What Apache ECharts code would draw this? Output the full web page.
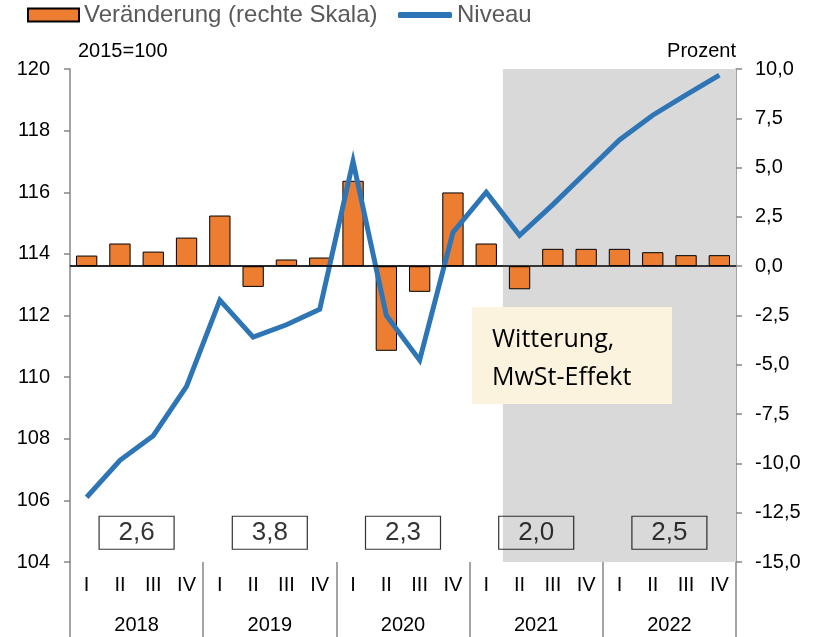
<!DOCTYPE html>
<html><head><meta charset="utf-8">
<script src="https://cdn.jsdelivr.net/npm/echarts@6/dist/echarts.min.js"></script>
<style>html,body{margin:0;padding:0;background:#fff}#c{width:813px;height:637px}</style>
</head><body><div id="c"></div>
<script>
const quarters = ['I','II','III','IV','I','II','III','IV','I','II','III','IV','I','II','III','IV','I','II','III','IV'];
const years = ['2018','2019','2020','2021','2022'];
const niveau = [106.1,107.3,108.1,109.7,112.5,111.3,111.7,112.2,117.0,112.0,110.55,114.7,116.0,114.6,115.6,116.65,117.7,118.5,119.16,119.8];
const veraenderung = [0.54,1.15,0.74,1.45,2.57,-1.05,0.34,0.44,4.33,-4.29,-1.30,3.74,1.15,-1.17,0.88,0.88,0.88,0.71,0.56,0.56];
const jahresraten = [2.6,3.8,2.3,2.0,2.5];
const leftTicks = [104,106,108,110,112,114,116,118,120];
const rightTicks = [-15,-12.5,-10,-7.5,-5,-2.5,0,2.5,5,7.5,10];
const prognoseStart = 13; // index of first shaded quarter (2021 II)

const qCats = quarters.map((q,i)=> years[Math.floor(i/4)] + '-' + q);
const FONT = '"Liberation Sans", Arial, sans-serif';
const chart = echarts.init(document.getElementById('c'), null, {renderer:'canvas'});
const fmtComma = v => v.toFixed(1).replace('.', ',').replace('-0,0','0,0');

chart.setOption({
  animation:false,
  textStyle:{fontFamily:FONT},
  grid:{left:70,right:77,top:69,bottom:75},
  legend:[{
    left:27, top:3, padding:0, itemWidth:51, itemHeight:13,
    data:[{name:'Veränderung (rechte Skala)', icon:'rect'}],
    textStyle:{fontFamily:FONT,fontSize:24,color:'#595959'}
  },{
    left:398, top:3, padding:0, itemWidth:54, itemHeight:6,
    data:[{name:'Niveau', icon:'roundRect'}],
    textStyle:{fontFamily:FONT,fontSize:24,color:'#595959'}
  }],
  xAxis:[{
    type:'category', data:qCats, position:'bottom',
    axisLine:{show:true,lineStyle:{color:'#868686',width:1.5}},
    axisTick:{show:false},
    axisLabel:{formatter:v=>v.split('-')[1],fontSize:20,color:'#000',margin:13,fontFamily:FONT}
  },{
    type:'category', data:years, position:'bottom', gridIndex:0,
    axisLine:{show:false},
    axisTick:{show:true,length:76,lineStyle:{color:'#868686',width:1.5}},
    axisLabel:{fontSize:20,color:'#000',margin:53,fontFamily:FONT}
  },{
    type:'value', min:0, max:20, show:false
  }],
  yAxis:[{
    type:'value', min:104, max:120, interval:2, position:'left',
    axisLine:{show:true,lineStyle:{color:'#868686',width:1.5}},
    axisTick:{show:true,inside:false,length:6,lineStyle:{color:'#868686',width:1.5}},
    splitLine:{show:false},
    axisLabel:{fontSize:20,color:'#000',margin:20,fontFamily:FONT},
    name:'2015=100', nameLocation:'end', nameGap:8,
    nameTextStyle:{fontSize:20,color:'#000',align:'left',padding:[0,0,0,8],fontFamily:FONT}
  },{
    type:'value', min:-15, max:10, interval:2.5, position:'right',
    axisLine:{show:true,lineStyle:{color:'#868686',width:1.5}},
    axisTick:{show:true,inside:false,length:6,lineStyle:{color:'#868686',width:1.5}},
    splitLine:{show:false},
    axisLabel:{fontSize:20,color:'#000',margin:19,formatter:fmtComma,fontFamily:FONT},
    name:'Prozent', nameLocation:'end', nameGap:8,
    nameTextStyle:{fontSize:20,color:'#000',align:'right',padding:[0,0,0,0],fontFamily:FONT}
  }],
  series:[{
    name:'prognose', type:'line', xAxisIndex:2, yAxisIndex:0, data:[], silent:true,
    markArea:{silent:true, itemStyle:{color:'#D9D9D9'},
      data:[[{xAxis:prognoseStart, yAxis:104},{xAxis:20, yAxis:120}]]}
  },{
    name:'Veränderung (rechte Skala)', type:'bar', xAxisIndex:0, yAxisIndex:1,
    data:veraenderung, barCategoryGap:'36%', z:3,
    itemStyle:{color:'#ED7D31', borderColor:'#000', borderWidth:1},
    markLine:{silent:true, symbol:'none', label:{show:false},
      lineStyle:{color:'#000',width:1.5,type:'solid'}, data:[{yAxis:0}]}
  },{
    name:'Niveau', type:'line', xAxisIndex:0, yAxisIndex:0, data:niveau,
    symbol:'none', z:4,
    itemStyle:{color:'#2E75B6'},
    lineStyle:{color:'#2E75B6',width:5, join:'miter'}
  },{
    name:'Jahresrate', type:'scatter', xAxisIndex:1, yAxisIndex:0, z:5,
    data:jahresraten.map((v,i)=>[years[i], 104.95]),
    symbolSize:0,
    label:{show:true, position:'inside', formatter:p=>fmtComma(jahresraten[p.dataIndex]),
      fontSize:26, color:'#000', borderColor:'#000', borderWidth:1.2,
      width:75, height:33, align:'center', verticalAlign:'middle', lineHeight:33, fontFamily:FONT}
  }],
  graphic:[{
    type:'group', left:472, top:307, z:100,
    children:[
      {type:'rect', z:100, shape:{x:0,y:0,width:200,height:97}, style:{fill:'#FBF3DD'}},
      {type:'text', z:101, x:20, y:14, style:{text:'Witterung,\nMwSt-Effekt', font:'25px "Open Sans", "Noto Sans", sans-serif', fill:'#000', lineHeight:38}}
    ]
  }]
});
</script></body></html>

* * * * *

- **Exercise aim**
Quote, please, every line of the material above from its start through the line that has "const fmtComma = v", reproducing the words exactly and dropping any images.

- **Written response**
What Apache ECharts code would draw this? Output the full web page.
<!DOCTYPE html>
<html><head><meta charset="utf-8">
<script src="https://cdn.jsdelivr.net/npm/echarts@6/dist/echarts.min.js"></script>
<style>html,body{margin:0;padding:0;background:#fff}#c{width:813px;height:637px}</style>
</head><body><div id="c"></div>
<script>
const quarters = ['I','II','III','IV','I','II','III','IV','I','II','III','IV','I','II','III','IV','I','II','III','IV'];
const years = ['2018','2019','2020','2021','2022'];
const niveau = [106.1,107.3,108.1,109.7,112.5,111.3,111.7,112.2,117.0,112.0,110.55,114.7,116.0,114.6,115.6,116.65,117.7,118.5,119.16,119.8];
const veraenderung = [0.54,1.15,0.74,1.45,2.57,-1.05,0.34,0.44,4.33,-4.29,-1.30,3.74,1.15,-1.17,0.88,0.88,0.88,0.71,0.56,0.56];
const jahresraten = [2.6,3.8,2.3,2.0,2.5];
const leftTicks = [104,106,108,110,112,114,116,118,120];
const rightTicks = [-15,-12.5,-10,-7.5,-5,-2.5,0,2.5,5,7.5,10];
const prognoseStart = 13; // index of first shaded quarter (2021 II)

const qCats = quarters.map((q,i)=> years[Math.floor(i/4)] + '-' + q);
const FONT = '"Liberation Sans", Arial, sans-serif';
const chart = echarts.init(document.getElementById('c'), null, {renderer:'canvas'});
const fmtComma = v => v.toFixed(1).replace('.', ',').replace('-0,0','0,0');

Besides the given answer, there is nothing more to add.